Vous voulez réellement aider les familles, aider en priorité celles qui ont précisément besoin d'aide ? Ce ne sont pas des déductions fiscales dont elles ont besoin, mais de places de crèches, d'un congé parental, de salaires suffisants, de partage du travail ("productif" et ménager...) entre les parents, de conciliation matérielle entre la vie familiale et la vie professionnelle.  L'UDC ne propose rien de tout cela -et quand d'autres le proposent, elle s'y oppose... Elle ne s'intéresse d'ailleurs qu'aux familles qui ont des enfants en âge d'être encore gardés. Pas aux besoins de formation des enfants plus grands, ni aux personnes qui prennent en charge leurs propres parents, trop âgés ou trop abimés pour être autonomes.

Et puis, la famille "traditionnelle" est-elle toujours, pour les enfants et pour leurs mères, ce milieu paradisiaque, protégé, cohérent, qu'il faudrait entretenir même par le régime fiscal?  Sortir de son cadre, ce peut être respirer. Pour celle qui, sinon, resterait prendre en charge les enfants. Et pour les enfants eux-mêmes, que cela confronte à d'autres enfants que leurs frères et soeurs, quand ils en ont.

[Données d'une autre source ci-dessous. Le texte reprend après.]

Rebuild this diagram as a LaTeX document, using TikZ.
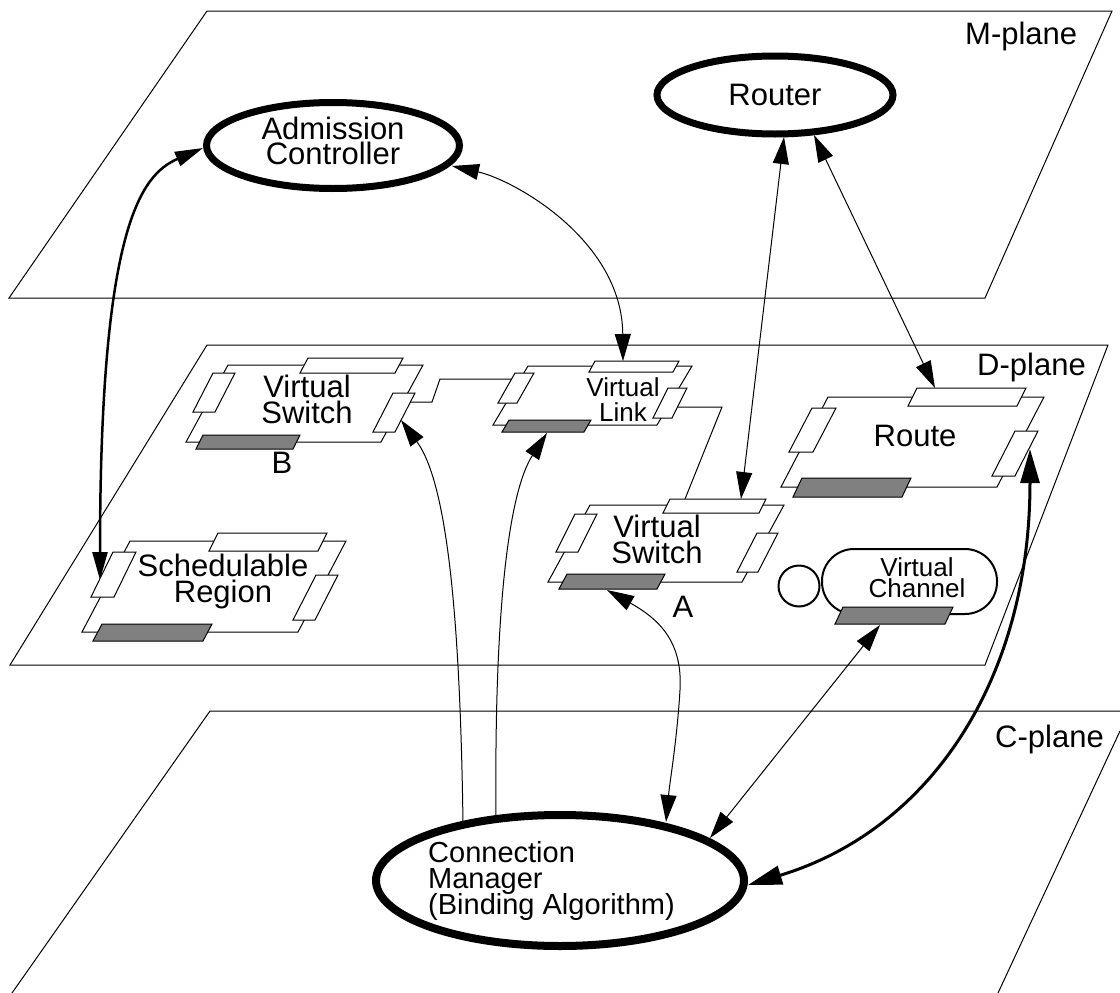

Il est vrai que, pas plus avec son initiative familiale qu'avec ses initiatives xénophobes, l'UDC ne se préoccupe de la réalité vécue par les gens à qui elle s'adresse. Ce qu'elle cultive, ce qu'elle exploite, ce à quoi elle répond tout en l'entretenant, c'est la nostalgie dont elle même sait pertinemment qu'il ne reviendra jamais -et qui ne fut même jamais tel qu'on voudrait le croire.
Et la nostalgie, ça se cultive. Même par l'arnaque fiscale.